In this case, blame the trees, Cowling says.
Surfaces such as the ground, trees, and buildings create friction which slows wind speeds, a phenomenon called wind shear.
“You must have a very high hub height because you’ve got to get up above the trees and as high above the trees as you can because the wind shear will be extreme,” he told Renew Economy.
“It’s being actively slowed by the trees… then the higher you go the more of that wind you get.”
A statement from Neoen notes that most existing wind turbines in Australia have a blade tip that at its lowest point is just 20m-35m above the ground – not ideal for working in a forest.
“The minimum blade-tip height of the Kentbruck turbines has been adjusted to sit at 60 metres above ground.

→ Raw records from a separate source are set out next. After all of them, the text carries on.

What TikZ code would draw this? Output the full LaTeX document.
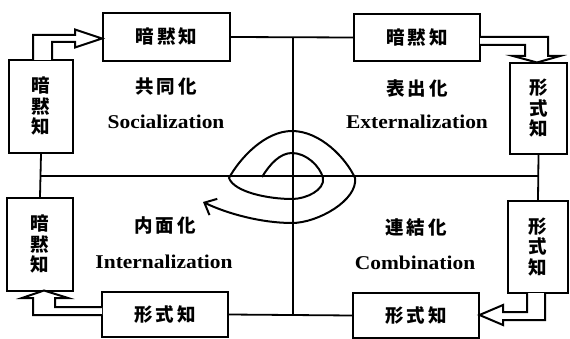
\documentclass[tikz,border=0pt]{standalone}
\usepackage{fontspec}
\setmainfont{Liberation Serif}
\newfontfamily\latinf[FakeStretch=1.1]{Liberation Serif}
\newfontfamily\cjk{Noto Sans CJK JP}
\usetikzlibrary{arrows.meta}
\newcommand\jword[3]{#1\hspace{3pt}#2\hspace{3pt}#3}
\begin{document}
\begin{tikzpicture}[x=1pt,y=-1pt,
  kbox/.style={draw, line width=2.2pt, fill=white, inner sep=0pt, font=\cjk\bfseries\fontsize{18.5}{20.5}\selectfont, align=center},
  frame/.style={line width=1.8pt},
  hollow/.style={line width=2pt, fill=white, line join=miter},
  jlabel/.style={font=\cjk\bfseries\fontsize{18.5}{20}\selectfont, inner sep=0pt},
  elabel/.style={font=\latinf\bfseries\fontsize{19.5}{22}\selectfont, inner sep=0pt}]
\useasboundingbox (0,0) rectangle (570,339);
% frame coordinates
\coordinate (ct) at (293,37);
\coordinate (cb) at (293,315);
\coordinate (ml) at (41,176);
\coordinate (mr) at (539,176);
% boxes
\node[kbox, minimum width=127pt, minimum height=48pt] (tlh) at (166.5,37) {\jword{暗}{黙}{知}};
\node[kbox, minimum width=64pt, minimum height=93pt] (tlv) at (41,106.5) {暗\\黙\\知};
\node[kbox, minimum width=126pt, minimum height=47pt] (trh) at (417,37.5) {\jword{暗}{黙}{知}};
\node[kbox, minimum width=57pt, minimum height=91pt] (trv) at (538.5,108.5) {形\\式\\知};
\node[kbox, minimum width=66pt, minimum height=93pt] (blv) at (40,244.5) {暗\\黙\\知};
\node[kbox, minimum width=126pt, minimum height=45pt] (blh) at (165,314.5) {\jword{形}{式}{知}};
\node[kbox, minimum width=60pt, minimum height=92pt] (brv) at (538,247) {形\\式\\知};
\node[kbox, minimum width=126pt, minimum height=45pt] (brh) at (416,315.5) {\jword{形}{式}{知}};
% frame lines
\draw[frame] (tlh.east) -- (trh.west);
\draw[frame] (blh.east) -- (brh.west);
\draw[frame] (ct) -- (cb);
\draw[frame] (ml) -- (mr);
\draw[frame] (tlv.south) -- (blv.north);
\draw[frame] (trv.south) -- (brv.north);
% hollow arrows
\draw[hollow] (33,60) -- (33,35) -- (75,35) -- (75,29.5) -- (102,38.5) -- (75,47.5) -- (75,42) -- (52,42) -- (52,60);
\draw[hollow] (480,37) -- (548,37) -- (548,56) -- (560,56) -- (537,62.5) -- (513,56) -- (525,56) -- (525,45) -- (480,45);
\draw[hollow] (102,315) -- (33,315) -- (33,298) -- (22,298) -- (44,290.5) -- (68,298) -- (55,298) -- (55,307) -- (102,307);
\draw[hollow] (527,293) -- (527,312) -- (503,312) -- (503,305) -- (479.5,315) -- (503,325) -- (503,320) -- (545,320) -- (545,293);
% spiral
\draw[line width=2pt, -{Straight Barb[length=10pt,width=18pt,line width=2pt]}]
  (262,177) .. controls (270,164) and (280,153) .. (292,153)
  .. controls (306,153) and (320,166) .. (323,178)
  .. controls (325,190) and (306,199) .. (292,199)
  .. controls (268,199) and (234,192) .. (229,178)
  .. controls (240,158) and (265,131) .. (292,131)
  .. controls (320,131) and (346,158) .. (355,178)
  .. controls (358,200) and (318,223) .. (292,223)
  .. controls (262,223) and (228,214) .. (203,202);
% labels
\node[jlabel] (soj) at (166,87) {\jword{共}{同}{化}};
\node[elabel] (soe) at (166,122) {Socialization};
\node[jlabel] (exj) at (417,88) {\jword{表}{出}{化}};
\node[elabel] (exe) at (417,122) {Externalization};
\node[jlabel] (inj) at (165,225) {\jword{内}{面}{化}};
\node[elabel] (ine) at (164,262) {Internalization};
\node[jlabel] (coj) at (416,227) {\jword{連}{結}{化}};
\node[elabel] (coe) at (415,263) {Combination};
\end{tikzpicture}
\end{document}
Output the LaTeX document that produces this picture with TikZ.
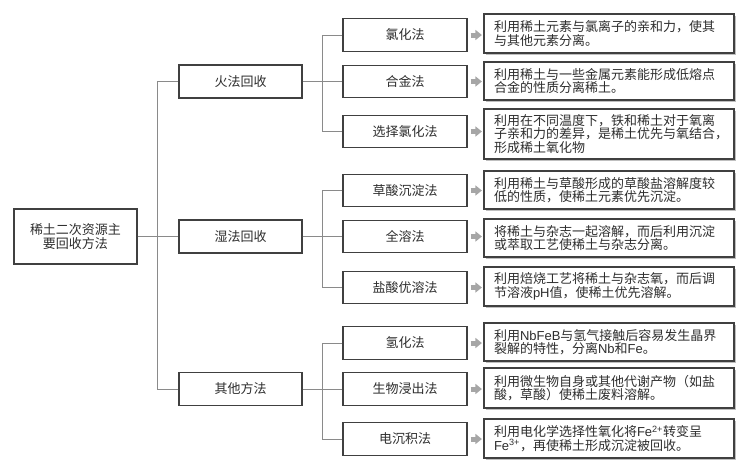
\documentclass[tikz,border=0pt]{standalone}
\usepackage{fontspec}
\setmainfont{Noto Sans CJK SC}
\newfontfamily\lat{Liberation Sans}
\usetikzlibrary{arrows.meta,shadows,calc}
\definecolor{boxline}{HTML}{404040}
\definecolor{conline}{HTML}{8A8A8A}
\definecolor{txt}{HTML}{2E2E2E}
\definecolor{arrowgray}{HTML}{A6A6A6}
\begin{document}
\begin{tikzpicture}[x=1pt,y=-1pt,
  every node/.style={font=\fontsize{13}{13.5}\selectfont, text=txt},
  catbox/.style={draw=boxline, line width=1.2pt, fill=white, inner sep=0pt, align=center},
  descbox/.style={draw=boxline, line width=1.2pt, fill=white, minimum width=250pt, text width=230pt, inner xsep=10pt, inner ysep=0pt, align=left,
     drop shadow={shadow xshift=1.5pt, shadow yshift=-1.5pt, fill=black!25, opacity=1}},
  conn/.style={draw=conline, line width=0.9pt},
  blockarrow/.style={draw=arrowgray, line width=5pt, -{Triangle[width=10pt,length=6.5pt]}, shorten <=3pt, shorten >=1.5pt}
]
\useasboundingbox (0,0) rectangle (750,475);

% root
\node[catbox, minimum width=123pt, minimum height=55pt] (root) at (75.5,236.5) {稀土二次资源主\\要回收方法};

% level 1
\node[catbox, minimum width=123pt, minimum height=33pt] (a) at (240.5,81.5) {火法回收};
\node[catbox, minimum width=123pt, minimum height=33pt] (b) at (240.5,236.5) {湿法回收};
\node[catbox, minimum width=123pt, minimum height=33pt] (c) at (240.5,389) {其他方法};

% level 2
\foreach \n/\y/\t in {a1/35/氯化法, a2/81.5/合金法, a3/131.5/选择氯化法,
                       b1/190.5/草酸沉淀法, b2/236.5/全溶法, b3/287.5/盐酸优溶法,
                       c1/343/氢化法, c2/389/生物浸出法, c3/439/电沉积法}
  \node[catbox, minimum width=124pt, minimum height=32.5pt] (\n) at (405,\y) {\t};

% descriptions
\node[descbox, minimum height=39pt] (d-a1) at (609,33.5) {利用稀土元素与氯离子的亲和力，使其\\与其他元素分离。};
\node[descbox, minimum height=38pt] (d-a2) at (609,81) {利用稀土与一些金属元素能形成低熔点\\合金的性质分离稀土。};
\node[descbox, minimum height=50pt] (d-a3) at (609,134) {利用在不同温度下，铁和稀土对于氧离\\子亲和力的差异，是稀土优先与氧结合，\\形成稀土氧化物};
\node[descbox, minimum height=38pt] (d-b1) at (609,190) {利用稀土与草酸形成的草酸盐溶解度较\\低的性质，使稀土元素优先沉淀。};
\node[descbox, minimum height=38pt] (d-b2) at (609,238) {将稀土与杂志一起溶解，而后利用沉淀\\或萃取工艺使稀土与杂志分离。};
\node[descbox, minimum height=39pt] (d-b3) at (609,286.5) {利用焙烧工艺将稀土与杂志氧，而后调\\节溶液{\lat pH}值，使稀土优先溶解。};
\node[descbox, minimum height=38pt] (d-c1) at (609,342) {利用{\lat NbFeB}与氢气接触后容易发生晶界\\裂解的特性，分离{\lat Nb}和{\lat Fe}。};
\node[descbox, minimum height=40pt] (d-c2) at (609,388) {利用微生物自身或其他代谢产物（如盐\\酸，草酸）使稀土废料溶解。};
\node[descbox, minimum height=39pt] (d-c3) at (609,438.5) {利用电化学选择性氧化将{\lat Fe\textsuperscript{2+}}转变呈\\{\lat Fe\textsuperscript{3+}}，再使稀土形成沉淀被回收。};

% connectors: root to level 1
\draw[conn] (root.east) -- (b.west);
\draw[conn] (a.west) -- ++(-21,0) |- (c.west);

% level 1 to level 2
\foreach \p in {a,b,c}{
  \draw[conn] (\p.east) -- (\p2.west);
  \draw[conn] (\p1.west) -- ++(-20,0) |- (\p3.west);
}

% block arrows
\foreach \n in {a1,a2,a3,b1,b2,b3,c1,c2,c3}
  \draw[blockarrow] (\n.east) -- (\n.east -| d-\n.west);
\end{tikzpicture}
\end{document}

This follows careful study and consideration of the local avifauna and will help protect the native bird and bat species that forage in the area,” the statement says.
“The Southern Bent-wing Bat, for example, most frequently flies at heights below 60 metres.”
Larger wind turbines are coming for Australia, as developers try to match size against what price their project will need to be able to sell electricity at to make money.
But greater and greater heights are also likely to make wind energy, already difficult to navigate through state and federal planning and environmental processes, even more of a flash point.
And if communities do get their wish – to have more, smaller turbines – the question they will have to face is whether they are prepared for a trade off between height, or even higher power prices and a deeper impact on the environment they live in.